Lung Cancer Screenings Not Seen to Cause Undue Stress or Anxiety

Lung Cancer Screenings Not Seen to Cause Undue Stress or Anxiety

Lung cancer screening does not cause undue stress, according to a clinical trial conducted by researchers in the United Kingdom.

The study is important because it can help shape policy decisions about implementing screening for people at high risk, as well as possibly reducing deaths caused by lung cancer.

“With the UK’s five-year survival rate for lung cancer being lower than many other countries with comparable healthcare systems, it is important that we do more to introduce early detection strategies that help to ensure treatment is delivered before patients present at an advanced stage of the disease,” Dr.

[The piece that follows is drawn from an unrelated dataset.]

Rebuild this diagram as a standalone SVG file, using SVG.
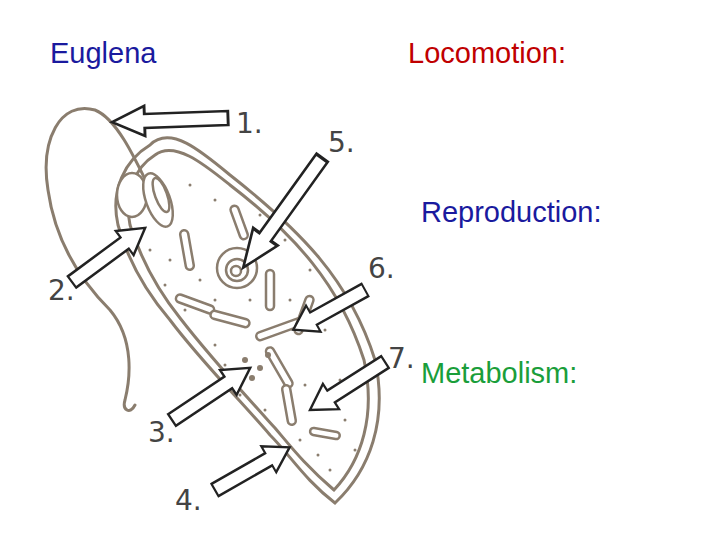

Katherine Brain of Cardiff University, and the leader of the trial, said in a news release.

The UK Lung cancer screening trial (UKLS) recruited more than 4,000 people, ages 50–75, who were at high risk of developing lung cancer. The researchers randomly divided the participants into two groups: one group received an X-ray computed tomography, also known as CT scan, while the other did not.

The emotional response of the participants to the scan was assessed using a questionnaire, both two weeks and two years later, to assess cancer distress, anxiety, depression, and decision satisfaction.

Results showed that the CT scan did not cause unnecessary anxiety and had no long-term negative psychosocial impact. When the researchers analyzed the results in more detail, they saw that participants who needed to have a repeat scan had slightly higher cancer distress, but this was temporary.

In terms of decision satisfaction, participants from the group that did not receive a scan were generally more dissatisfied with their decision to take part in the trial than those who did receive the scan.

Cancer distress was seen to be higher in women, participants under age 65, current smokers, and those with lung cancer experience.

The researchers concluded that CT lung cancer screening is “an excellent tool for catching lung cancer earlier when there is a better chance of survival.”

Results of the trial were published in an article titled “Long-term psychosocial outcomes of low-dose CT screening: results of the UK Lung Cancer Screening randomised controlled trial” in the scientific journal Thorax.

Lung cancer is the leading cause of cancer-related death in the U.K., killing nearly 40,000 people annually. Late diagnosis dramatically reduces the number of treatment options available for these patients.